Have you ever asked a child to tell you a story?
Something as simple as "What did you do today"....
It begins with some sort of immediate detail, not a broad outline but some specific little aspect that holds significance..."I had to take the pepperonis off the pizza because I don't like them" and then it always expands into some sort of 'what-if' or 'how come' preponderance like "why don't you have a beard like Sam's dad ? You should have a beard, beards are awesome..."
Then the story starts from there but it doesn't go anywhere, it stumbles one detail into the next and each detail goes unconnected and wanders off in a thousand directions, contradictions abound and then out of nowhere the kid quits, only to forget the whole conversation.
(So, honestly, when do you lose interest)?
"I went to Sam's house and then, he has a goldfish...we played lawn darts, you said lawn darts are too dangerous but I didn't hurt myself and Sam's dad has a beard and eats pepperoni pizza after 5:30 why do you eat olives, and then we had to come inside but they have a neighbor with a dog that looks like a wolf and I think it is a wolf can we have a wolf?"
Ever get the feeling that ANXM is like that?

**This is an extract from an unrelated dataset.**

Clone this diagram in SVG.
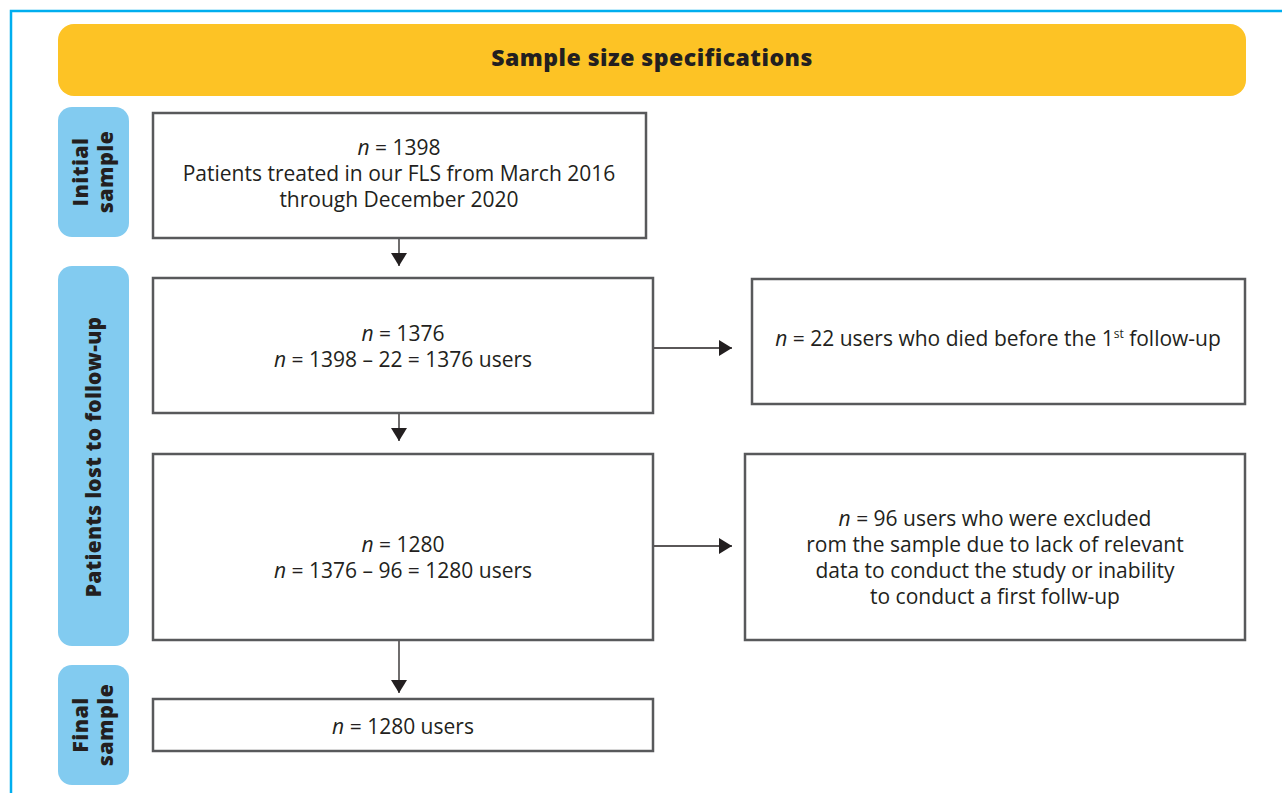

I mean, I got bored writing this post...and nearly forgot why I even started it about half-way through
Bendis is better than this...I'm sure he is. There's this feeling like there are just too many events, too many tie-ins, too much other stuff hooked and dragging his two books. All the 'details' and 'what-ifs' - all too much 'and then, and then, oh and then, guess what, and then..." without any significance or completion...is Bendis just going to walk off when he gets bored and pick up a new set of toys...leaving a mess for somebody else to pick up?
Or, like that kid, will he suddenly say something that is so true...so stunning and real that it'll make all this patient waiting worth it?